AVAILABLE DATA:
[start]

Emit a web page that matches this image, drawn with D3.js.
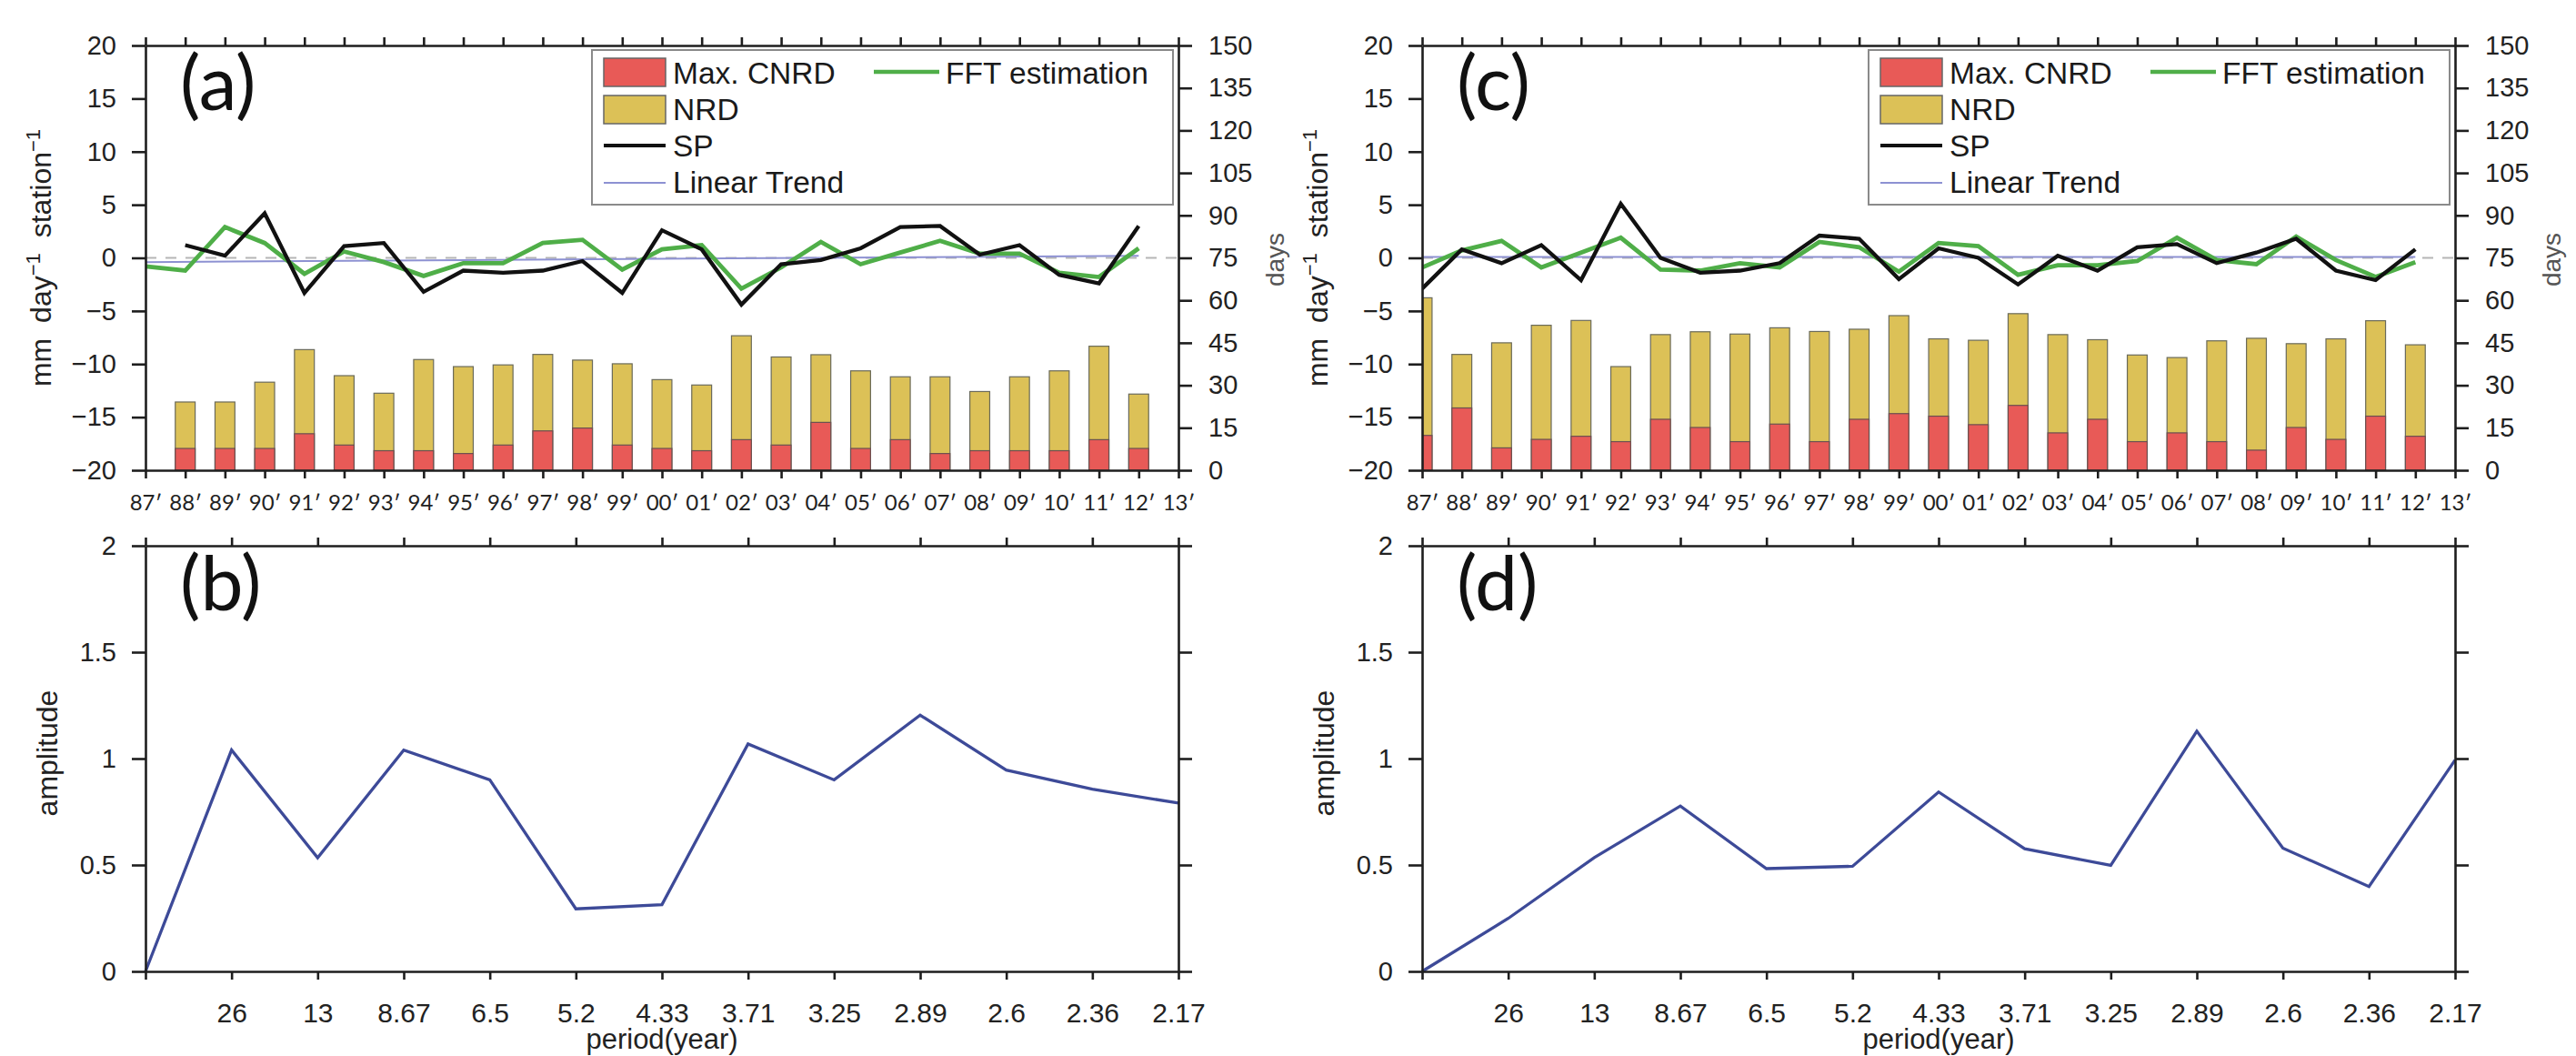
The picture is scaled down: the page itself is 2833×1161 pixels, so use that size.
<!DOCTYPE html>
<html><head><meta charset="utf-8">
<script src="https://cdn.jsdelivr.net/npm/d3@7"></script>
<style>html,body{margin:0;padding:0;background:#fff;} svg{display:block;}</style>
</head><body>
<svg id="chart" width="2833" height="1161"></svg>
<script>
// ---------- data ----------
const yearLabels = ["87′","88′","89′","90′","91′","92′","93′","94′","95′","96′","97′","98′","99′","00′","01′","02′","03′","04′","05′","06′","07′","08′","09′","10′","11′","12′","13′"];
const periodLabels = ["", "26","13","8.67","6.5","5.2","4.33","3.71","3.25","2.89","2.6","2.36","2.17"];
const leftTicks = [-20,-15,-10,-5,0,5,10,15,20];
const rightTicks = [0,15,30,45,60,75,90,105,120,135,150];
const ampTicks = [0,0.5,1,1.5,2];

// panel (a)  bars in days (right axis), lines in mm day-1 station-1 (left axis)
const barYearsA = yearLabels.slice(1,26);
const nrdA  = [24.1,24.1,31.1,42.6,33.4,27.2,39.1,36.6,37.2,40.9,38.9,37.6,32.0,30.1,47.5,40.0,40.8,35.1,33.0,33.0,27.8,33.0,35.1,43.8,26.9];
const cnrdA = [7.7,7.7,7.7,12.9,8.9,6.9,6.9,5.9,8.9,13.9,14.9,8.9,7.7,6.9,10.8,8.9,16.9,7.7,10.8,5.9,6.9,6.9,6.9,10.8,7.7];
const spYearsA = yearLabels.slice(1,26);
const spA   = [1.2,0.2,4.2,-3.3,1.1,1.4,-3.2,-1.2,-1.4,-1.2,-0.3,-3.3,2.6,0.8,-4.4,-0.6,-0.2,0.9,2.9,3.0,0.3,1.2,-1.6,-2.4,3.0];
const fftYearsA = yearLabels.slice(0,26);
const fftA  = [-0.8,-1.2,2.9,1.4,-1.5,0.6,-0.4,-1.7,-0.5,-0.5,1.4,1.7,-1.1,0.8,1.2,-2.9,-0.9,1.5,-0.6,0.5,1.6,0.4,0.4,-1.4,-1.8,0.9];
const trendYearsA = ["87′","12′"];
const trendA = [-0.4,0.2];

// panel (c)
const barYearsC = yearLabels.slice(0,26);
const nrdC  = [60.9,40.9,45.0,51.2,52.9,36.6,47.9,48.9,48.1,50.3,49.0,49.8,54.6,46.4,45.9,55.3,47.9,46.1,40.7,39.8,45.7,46.6,44.7,46.4,52.8,44.3];
const cnrdC = [12.3,22.0,7.9,10.9,12.0,10.1,18.0,15.1,10.1,16.3,10.1,18.0,20.0,19.1,16.1,22.9,13.2,18.0,10.1,13.2,10.1,7.1,15.1,10.9,19.1,12.0];
const spYearsC = yearLabels.slice(0,26);
const spC   = [-2.9,0.8,-0.5,1.2,-2.1,5.1,0.0,-1.4,-1.2,-0.5,2.1,1.8,-2.0,0.9,0.0,-2.5,0.2,-1.2,1.0,1.3,-0.5,0.5,1.8,-1.2,-2.1,0.8];
const fftYearsC = yearLabels.slice(0,26);
const fftC  = [-0.9,0.7,1.6,-0.9,0.5,1.9,-1.1,-1.2,-0.5,-0.9,1.5,1.0,-1.3,1.4,1.1,-1.6,-0.7,-0.7,-0.3,1.9,-0.2,-0.6,2.0,-0.2,-1.8,-0.4];
const trendYearsC = ["87′","12′"];
const trendC = [0.08,0.08];

// panels (b) and (d): FFT amplitude
const ampB = [0,1.04,0.534,1.04,0.90,0.294,0.314,1.069,0.90,1.204,0.946,0.856,0.791];
const ampD = [0,0.249,0.535,0.777,0.483,0.494,0.843,0.576,0.498,1.129,0.579,0.399,0.993];

// ---------- style ----------
const AX = "#1e1e1e", AXW = 2.6;
const NUMFONT = "'Liberation Sans', Arial, Helvetica, sans-serif";
const LABFONT = "Lato, 'Open Sans', sans-serif";
const RED = "#e85a57", YEL = "#dcc157", GREEN = "#4fae48", BLUE = "#3d4a98", TREND = "#8d91d2";

const svg = d3.select("#chart");
svg.append("rect").attr("width",2833).attr("height",1161).attr("fill","#fff");

function styleAxis(sel){
  sel.selectAll(".domain").attr("stroke",AX).attr("stroke-width",AXW);
  sel.selectAll(".tick line").attr("stroke",AX).attr("stroke-width",AXW);
  sel.selectAll("text").attr("fill","#222").style("font-family",NUMFONT).style("font-size","29px");
}

let clipId = 0;
function topPanel(p){
  const {L,R,T,B,tag,barYears,nrd,cnrd,spYears,sp,fftYears,fft,trendYears,trend} = p;
  const g = svg.append("g");
  const x = d3.scalePoint().domain(yearLabels).range([L,R]);
  const yL = d3.scaleLinear().domain([-20,20]).range([B,T]);
  const yR = d3.scaleLinear().domain([0,150]).range([B,T]);
  const cid = "clip"+(clipId++);
  svg.append("clipPath").attr("id",cid).append("rect").attr("x",L).attr("y",T).attr("width",R-L).attr("height",B-T);
  const plot = g.append("g").attr("clip-path",`url(#${cid})`);
  const bw = x.step()*0.5;
  // bars
  plot.selectAll(".nrd").data(barYears).join("rect")
    .attr("x",d=>x(d)-bw/2).attr("width",bw)
    .attr("y",(d,i)=>yR(nrd[i])).attr("height",(d,i)=>yR(0)-yR(nrd[i]))
    .attr("fill",YEL).attr("stroke","#6a6a5a").attr("stroke-width",1.2);
  plot.selectAll(".cnrd").data(barYears).join("rect")
    .attr("x",d=>x(d)-bw/2).attr("width",bw)
    .attr("y",(d,i)=>yR(cnrd[i])).attr("height",(d,i)=>yR(0)-yR(cnrd[i]))
    .attr("fill",RED).attr("stroke","#6a5050").attr("stroke-width",1.2);
  // zero dashed line
  plot.append("line").attr("x1",L).attr("x2",R).attr("y1",yL(0)).attr("y2",yL(0))
    .attr("stroke","#b5b5b5").attr("stroke-width",2).attr("stroke-dasharray","12,10");
  // trend
  plot.append("path").datum(trendYears).attr("fill","none").attr("stroke",TREND).attr("stroke-width",2)
    .attr("d",d3.line().x(d=>x(d)).y((d,i)=>yL(trend[i])));
  // FFT
  plot.append("path").datum(fftYears).attr("fill","none").attr("stroke",GREEN).attr("stroke-width",4.8)
    .attr("d",d3.line().x(d=>x(d)).y((d,i)=>yL(fft[i])));
  // SP
  plot.append("path").datum(spYears).attr("fill","none").attr("stroke","#111").attr("stroke-width",4.3)
    .attr("d",d3.line().x(d=>x(d)).y((d,i)=>yL(sp[i])));

  // axes
  const ax1 = g.append("g").attr("transform",`translate(0,${B})`)
    .call(d3.axisBottom(x).tickSize(9).tickSizeOuter(0));
  styleAxis(ax1);
  ax1.selectAll("text").attr("y",44).attr("dy",0).style("font-family",LABFONT).style("font-size","24px");
  const ax2 = g.append("g").attr("transform",`translate(0,${T})`)
    .call(d3.axisTop(x).tickSize(9).tickSizeOuter(0).tickFormat(""));
  styleAxis(ax2);
  const ax3 = g.append("g").attr("transform",`translate(${L},0)`)
    .call(d3.axisLeft(yL).tickValues(leftTicks).tickSize(15).tickPadding(17).tickSizeOuter(0).tickFormat(d3.format("d")));
  styleAxis(ax3);
  const ax4 = g.append("g").attr("transform",`translate(${R},0)`)
    .call(d3.axisRight(yR).tickValues(rightTicks).tickSize(15).tickPadding(18).tickSizeOuter(0).tickFormat(d3.format("d")));
  styleAxis(ax4);

  // axis titles
  const yt = g.append("text").attr("transform",`translate(${L-104},${(T+B)/2}) rotate(-90)`)
    .attr("text-anchor","middle").style("font-family",NUMFONT).style("font-size","32px")
    .style("word-spacing","8px").attr("fill","#222");
  yt.append("tspan").text("mm day");
  yt.append("tspan").attr("baseline-shift","super").style("font-size","22px").text("−1");
  yt.append("tspan").text(" station");
  yt.append("tspan").attr("baseline-shift","super").style("font-size","22px").text("−1");
  g.append("text").attr("transform",`translate(${R+116},${(T+B)/2+2}) rotate(-90)`)
    .attr("text-anchor","middle").style("font-family",NUMFONT).style("font-size","28px")
    .attr("fill","#555").text("days");

  // panel tag
  g.append("text").attr("x",L+38).attr("y",T+71).style("font-family",LABFONT)
    .style("font-size","84px").attr("fill","#111").text(tag);

  // legend
  const lg = g.append("g").attr("transform",`translate(${L},${T})`);
  lg.append("rect").attr("x",491).attr("y",5).attr("width",R-L-6-491).attr("height",170)
    .attr("fill","#fff").attr("stroke","#8a8a8a").attr("stroke-width",2);
  const lf = (s)=>s.style("font-family",NUMFONT).style("font-size","33.5px").attr("fill","#1a1a1a");
  lg.append("rect").attr("x",504).attr("y",14).attr("width",68).attr("height",31).attr("fill",RED).attr("stroke","#666").attr("stroke-width",1.5);
  lf(lg.append("text").attr("x",580).attr("y",42).text("Max. CNRD"));
  lg.append("rect").attr("x",504).attr("y",55).attr("width",68).attr("height",31).attr("fill",YEL).attr("stroke","#666").attr("stroke-width",1.5);
  lf(lg.append("text").attr("x",580).attr("y",82).text("NRD"));
  lg.append("line").attr("x1",504).attr("x2",572).attr("y1",110).attr("y2",110).attr("stroke","#111").attr("stroke-width",4);
  lf(lg.append("text").attr("x",580).attr("y",122).text("SP"));
  lg.append("line").attr("x1",504).attr("x2",572).attr("y1",151).attr("y2",151).attr("stroke",TREND).attr("stroke-width",2);
  lf(lg.append("text").attr("x",580).attr("y",162).text("Linear Trend"));
  lg.append("line").attr("x1",801).attr("x2",873).attr("y1",29).attr("y2",29).attr("stroke",GREEN).attr("stroke-width",4.5);
  lf(lg.append("text").attr("x",880).attr("y",42).text("FFT estimation"));
}

function bottomPanel(p){
  const {L,R,T,B,tag,amp} = p;
  const g = svg.append("g");
  const x = d3.scalePoint().domain(periodLabels).range([L,R]);
  const y = d3.scaleLinear().domain([0,2]).range([B,T]);
  g.append("path").datum(periodLabels).attr("fill","none").attr("stroke",BLUE).attr("stroke-width",3.3)
    .attr("d",d3.line().x(d=>x(d)).y((d,i)=>y(amp[i])));
  const ax1 = g.append("g").attr("transform",`translate(0,${B})`)
    .call(d3.axisBottom(x).tickSize(9).tickSizeOuter(0));
  styleAxis(ax1);
  ax1.selectAll("text").attr("y",56).attr("dy",0).style("font-size","30px");
  const ax2 = g.append("g").attr("transform",`translate(0,${T})`)
    .call(d3.axisTop(x).tickSize(9).tickSizeOuter(0).tickFormat(""));
  styleAxis(ax2);
  const ax3 = g.append("g").attr("transform",`translate(${L},0)`)
    .call(d3.axisLeft(y).tickValues(ampTicks).tickSize(15).tickPadding(17).tickSizeOuter(0).tickFormat(d=>String(d)));
  styleAxis(ax3);
  const ax4 = g.append("g").attr("transform",`translate(${R},0)`)
    .call(d3.axisRight(y).tickValues(ampTicks).tickSize(15).tickSizeOuter(0).tickFormat(""));
  styleAxis(ax4);
  g.append("text").attr("transform",`translate(${L-97},${(T+B)/2-6}) rotate(-90)`)
    .attr("text-anchor","middle").style("font-family",NUMFONT).style("font-size","32px")
    .attr("fill","#222").text("amplitude");
  g.append("text").attr("x",(L+R)/2).attr("y",1153).attr("text-anchor","middle")
    .style("font-family",NUMFONT).style("font-size","31px").attr("fill","#222").text("period(year)");
  g.append("text").attr("x",L+38).attr("y",T+71).style("font-family",LABFONT)
    .style("font-size","84px").attr("fill","#111").text(tag);
}

topPanel({L:160,R:1296,T:50,B:517,tag:"(a)",barYears:barYearsA,nrd:nrdA,cnrd:cnrdA,
  spYears:spYearsA,sp:spA,fftYears:fftYearsA,fft:fftA,trendYears:trendYearsA,trend:trendA});
topPanel({L:1564,R:2700,T:50,B:517,tag:"(c)",barYears:barYearsC,nrd:nrdC,cnrd:cnrdC,
  spYears:spYearsC,sp:spC,fftYears:fftYearsC,fft:fftC,trendYears:trendYearsC,trend:trendC});
bottomPanel({L:160,R:1296,T:600,B:1068,tag:"(b)",amp:ampB});
bottomPanel({L:1564,R:2700,T:600,B:1068,tag:"(d)",amp:ampD});
</script>
</body></html>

[end]

PROBLEM STATEMENT:
Leave out the pictures, then repeat the listing above exactly from its first line to the line with "const ampTicks = [0,0.5,1,1.5,2];", inclusive.

EXERCISE RESULT:
Emit a web page that matches this image, drawn with D3.js.
The picture is scaled down: the page itself is 2833×1161 pixels, so use that size.
<!DOCTYPE html>
<html><head><meta charset="utf-8">
<script src="https://cdn.jsdelivr.net/npm/d3@7"></script>
<style>html,body{margin:0;padding:0;background:#fff;} svg{display:block;}</style>
</head><body>
<svg id="chart" width="2833" height="1161"></svg>
<script>
// ---------- data ----------
const yearLabels = ["87′","88′","89′","90′","91′","92′","93′","94′","95′","96′","97′","98′","99′","00′","01′","02′","03′","04′","05′","06′","07′","08′","09′","10′","11′","12′","13′"];
const periodLabels = ["", "26","13","8.67","6.5","5.2","4.33","3.71","3.25","2.89","2.6","2.36","2.17"];
const leftTicks = [-20,-15,-10,-5,0,5,10,15,20];
const rightTicks = [0,15,30,45,60,75,90,105,120,135,150];
const ampTicks = [0,0.5,1,1.5,2];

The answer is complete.